Crude prices have dropped following Opec’s decision to extend its existing oil production for a further nine months with many traders anticipating deeper or longer supply reductions.

The 14-member exporting group and its non-Opec allies announced the extension of the agreement on 25 May at the end of talks in Vienna, where speculation was rife over the level of agreed cuts.

“Based on our conversations, some market participants may have expected either a deeper cut, a longer one, inclusion of more countries, or other such icing on the cake,” said Barclays analyst Michael Cohen in a note following the announcement.
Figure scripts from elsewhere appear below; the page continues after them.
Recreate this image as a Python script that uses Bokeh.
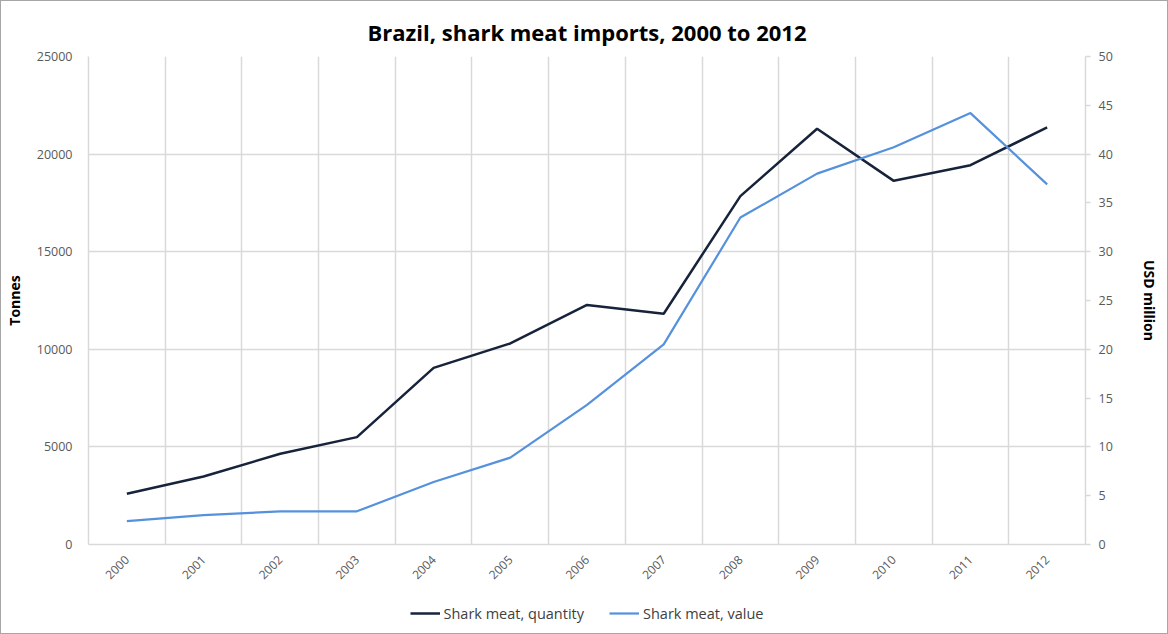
import math
from bokeh.plotting import figure
from bokeh.layouts import column
from bokeh.models import Range1d, LinearAxis, FixedTicker, Legend, LegendItem
from bokeh.embed import file_html
from bokeh.resources import INLINE

years = ["2000", "2001", "2002", "2003", "2004", "2005", "2006",
         "2007", "2008", "2009", "2010", "2011", "2012"]
quantity_tonnes = [2600, 3480, 4650, 5500, 9050, 10300, 12270,
                   11820, 17850, 21300, 18630, 19430, 21370]
value_usd_million = [2.4, 3.0, 3.4, 3.4, 6.4, 8.9, 14.3,
                     20.5, 33.5, 38.0, 40.7, 44.2, 36.9]
series_names = ["Shark meat, quantity", "Shark meat, value"]
left_ticks = [0, 5000, 10000, 15000, 20000, 25000]
right_ticks = [0, 5, 10, 15, 20, 25, 30, 35, 40, 45, 50]

xc = [i + 0.5 for i in range(len(years))]
FONT = "Open Sans"
GRID = "#d9d9d9"
TICK_TXT = "#595959"
C_Q = "#17233a"
C_V = "#5591dc"

p = figure(width=1166, height=592, output_backend="svg", toolbar_location=None,
           x_range=Range1d(0, len(years)), y_range=Range1d(0, 25000),
           min_border_left=87, min_border_right=82, min_border_top=55,
           min_border_bottom=49, title="Brazil, shark meat imports, 2000 to 2012")
p.outline_line_color = None
p.title.align = "center"
p.title.text_font = FONT
p.title.text_font_size = "22px"
p.title.text_font_style = "bold"
p.title.text_color = "#000000"
p.title.standoff = 20

p.extra_y_ranges = {"usd": Range1d(0, 50)}

# x axis
p.xaxis.ticker = FixedTicker(ticks=xc)
p.xaxis.major_label_overrides = {c: y for c, y in zip(xc, years)}
p.xaxis.major_label_orientation = math.pi / 4
p.xaxis.major_tick_line_color = None
p.xaxis.minor_tick_line_color = None
p.xaxis.axis_line_color = GRID
p.xaxis.axis_line_width = 1.5
p.xaxis.major_label_text_font = FONT
p.xaxis.major_label_text_font_size = "12px"
p.xaxis.major_label_text_color = TICK_TXT
p.xaxis.major_label_standoff = 7

# left axis
p.yaxis.ticker = FixedTicker(ticks=left_ticks)
p.yaxis.major_tick_line_color = None
p.yaxis.minor_tick_line_color = None
p.yaxis.axis_line_color = GRID
p.yaxis.axis_line_width = 1.5
p.yaxis.major_label_text_font = FONT
p.yaxis.major_label_text_font_size = "12.5px"
p.yaxis.major_label_text_color = TICK_TXT
p.yaxis.major_label_standoff = 10
p.yaxis.axis_label = "Tonnes"
p.yaxis.axis_label_text_font = FONT
p.yaxis.axis_label_text_font_size = "14px"
p.yaxis.axis_label_text_font_style = "bold"
p.yaxis.axis_label_text_color = "#000000"
p.yaxis.axis_label_standoff = 10

# right axis
ra = LinearAxis(y_range_name="usd", ticker=FixedTicker(ticks=right_ticks))
ra.axis_line_color = GRID
ra.axis_line_width = 1.5
ra.major_tick_line_color = GRID
ra.major_tick_line_width = 1.5
ra.major_tick_out = 5
ra.major_tick_in = 0
ra.minor_tick_line_color = None
ra.major_label_text_font = FONT
ra.major_label_text_font_size = "12.5px"
ra.major_label_text_color = TICK_TXT
ra.major_label_standoff = 8
ra.axis_label = "USD million"
ra.axis_label_text_font = FONT
ra.axis_label_text_font_size = "14px"
ra.axis_label_text_font_style = "bold"
ra.axis_label_text_color = "#000000"
ra.axis_label_standoff = 24
p.add_layout(ra, "right")

# grids
p.xgrid.ticker = FixedTicker(ticks=list(range(len(years) + 1)))
p.xgrid.grid_line_color = GRID
p.xgrid.grid_line_width = 1.5
p.ygrid.ticker = FixedTicker(ticks=left_ticks)
p.ygrid.grid_line_color = GRID
p.ygrid.grid_line_width = 1.5

p.line(xc, quantity_tonnes, line_color=C_Q, line_width=2.5)
p.line(xc, value_usd_million, y_range_name="usd", line_color=C_V, line_width=2.2)

# legend strip below the chart (series drawn out of view; only the legend shows)
lg = figure(width=1166, height=40, output_backend="svg", toolbar_location=None,
            x_range=Range1d(-200, -199), y_range=Range1d(-200, -199),
            min_border=0, min_border_left=0, min_border_right=0,
            min_border_top=0, min_border_bottom=0)
lg.axis.visible = False
lg.grid.visible = False
lg.outline_line_color = None
g1 = lg.line(xc, quantity_tonnes, line_color=C_Q, line_width=2.5)
g2 = lg.line(xc, value_usd_million, line_color=C_V, line_width=2.2)
legend = Legend(items=[LegendItem(label=series_names[0], renderers=[g1]),
                       LegendItem(label=series_names[1], renderers=[g2])],
                orientation="horizontal", location="center",
                border_line_color=None, background_fill_alpha=0,
                label_text_font=FONT, label_text_font_size="14.5px",
                label_text_color="#404040", glyph_width=30, spacing=25,
                label_standoff=4, margin=0, padding=4)
lg.add_layout(legend, "center")

layout = column(p, lg, spacing=0)
layout.styles = {"border": "1px solid #a6a6a6"}

open("out.html", "w").write(file_html(layout, INLINE))
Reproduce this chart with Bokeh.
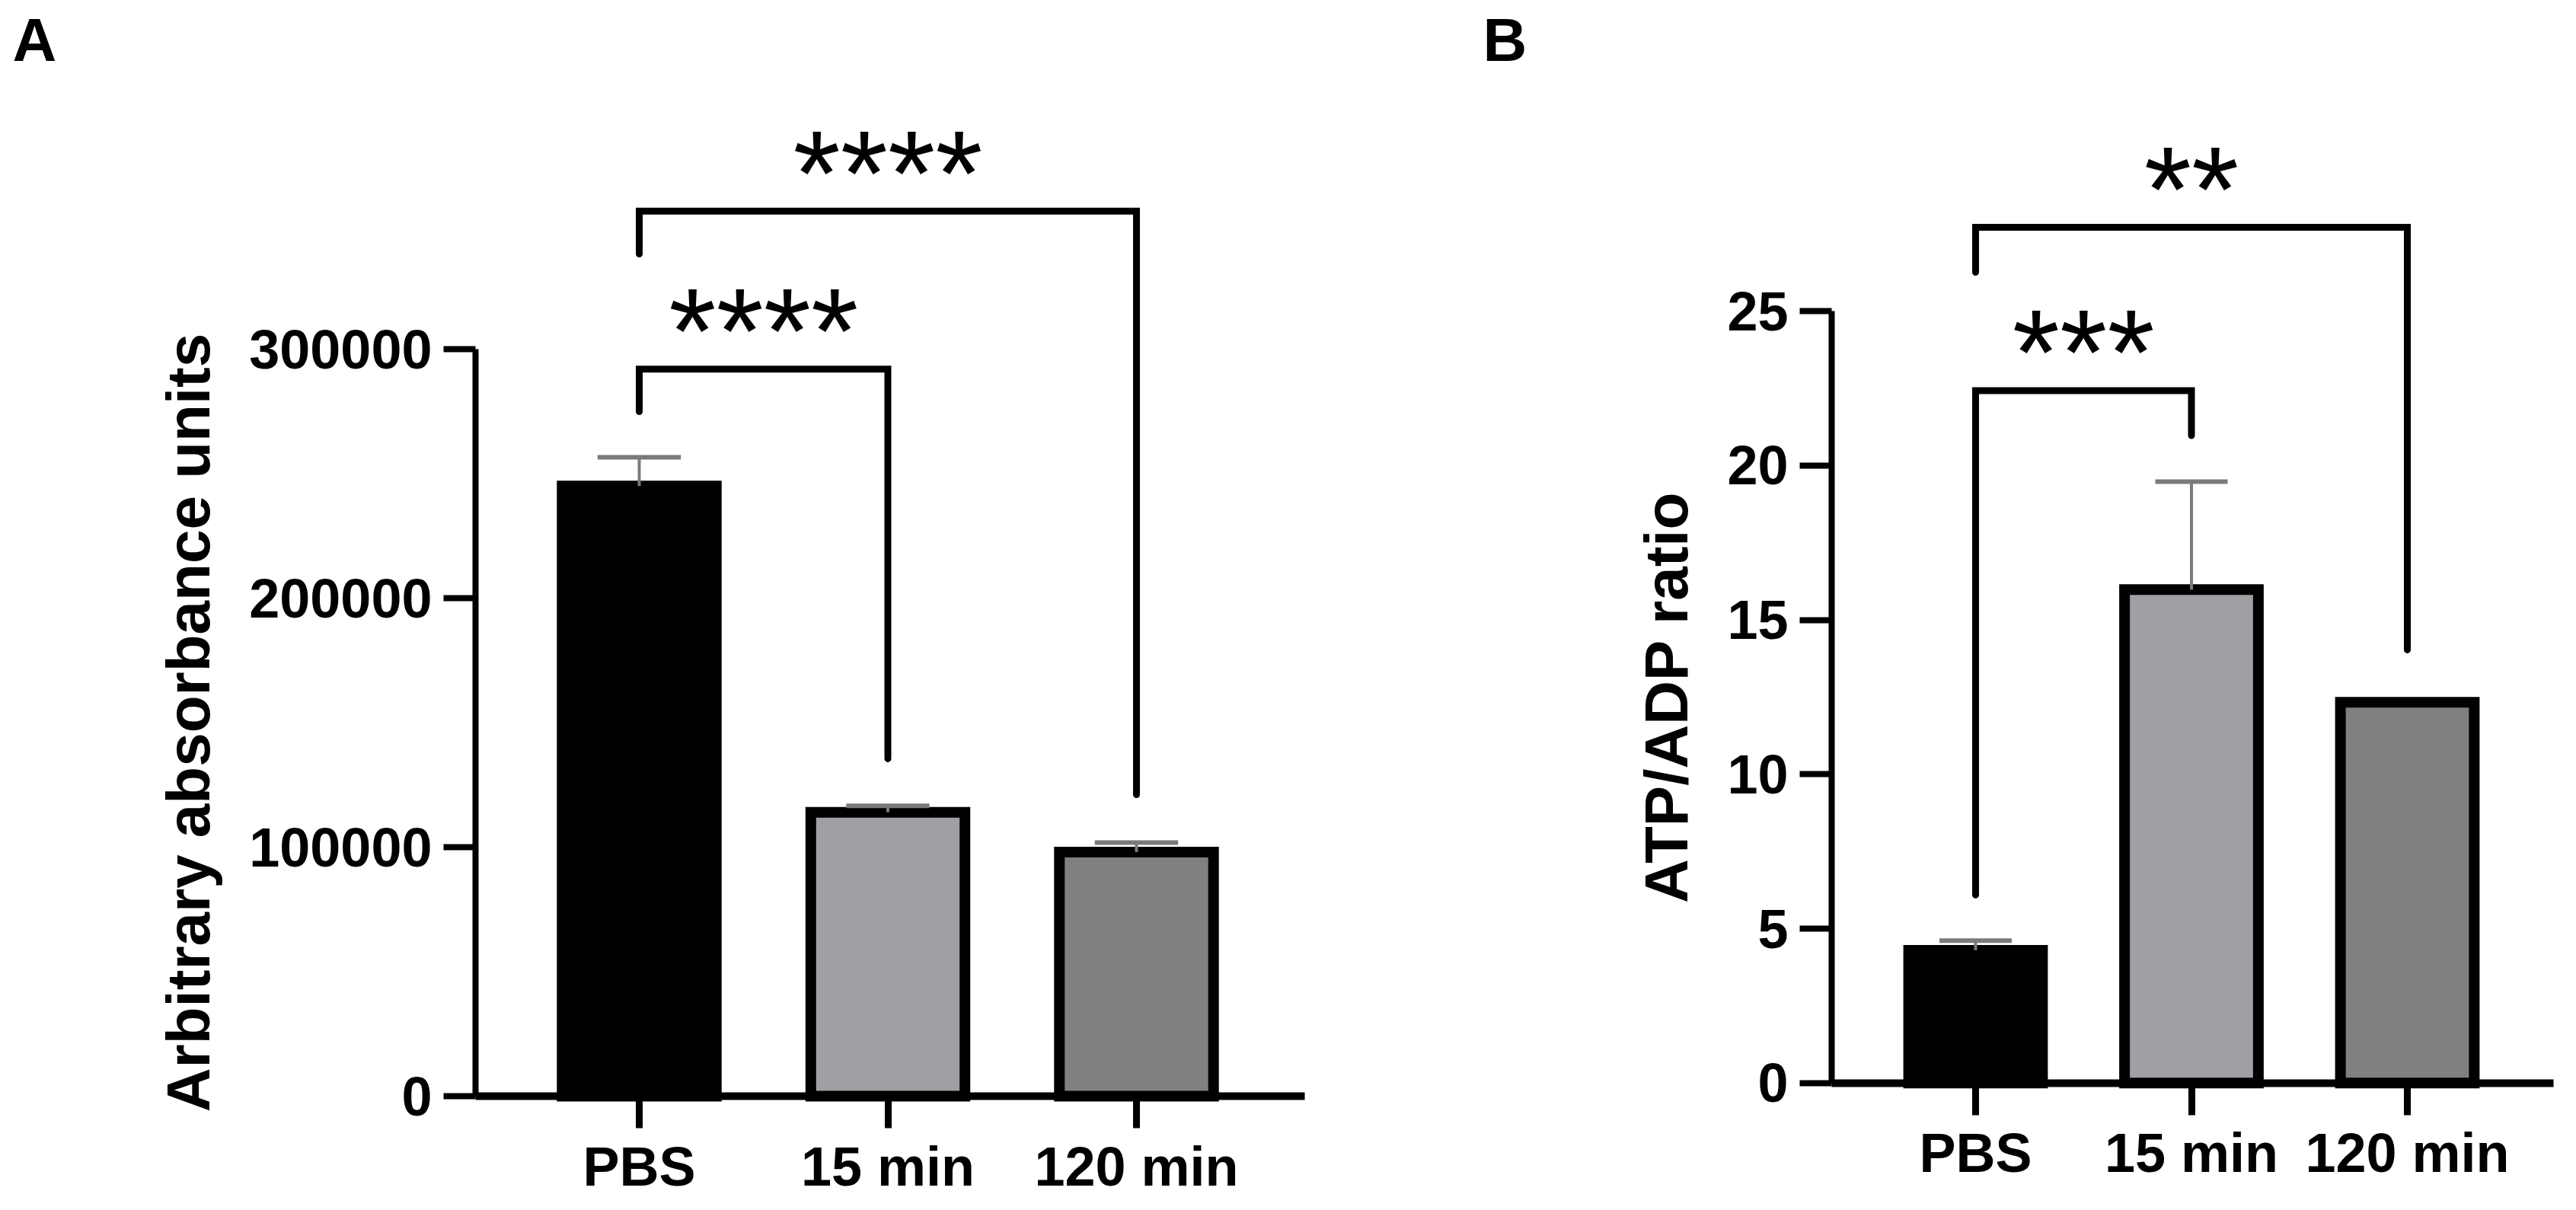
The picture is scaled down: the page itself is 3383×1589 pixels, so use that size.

When Opec first announced its six-month agreement to withhold supply on 30 November 2016, the oil price immediately rallied and Brent was trading at between $50 and $60 a barrel in December for the first four months of 2017.

Although Opec producers were overall compliant with the agreed cuts, increasing supply from the US shale oil sector – boosted my higher prices – has added to the global supply overhang.

US-based consultancy IHS Markit forecasts that average crude production in the US and Canada will rise by 1.6 million barrels a-day (b/d) between 2016 and 2018, offsetting some of the impact of the agreed reduction of Opec and its partners of close to 1.8 million b/d.

Saudi Oil Minister Khalid al-Falih believes the agreed supply cuts will bring balance to the market by the end of the year.

“We considered various scenarios from six to nine to 12 months and we even considered options for higher cuts,” said the minister. “All indications are solid that a nine-month extension is the optimum, and should bring us to within the five-year average by the end of the year.”

IHS Markit analyst Bhushan Bahree, believes Opec producers do not want to see crude prices drop below $50 a barrel – as they did in early May – and this level represents a “line in the sand”.

“The end of March 2018 need not be a hard stop,” said Bahree. While no exit strategy is laid down, Al-Falih… indicated that the alliance intended to deal flexibly with whatever situation arose, implying that the extent and duration of the cuts arrangement was dependent on market balancing and price imperatives.”

Although the market had an immediate negative reaction to the announcement, with Brent dropping $2.60 to $51.36 a barrel on 25 May, Barclays says the cuts will be sufficient to reduce oversupply during the summer.

“In our view, today’s dip is likely short lived, and we continue to believe that inventory draws in the coming summer months will be supportive of prices,” said Cohen.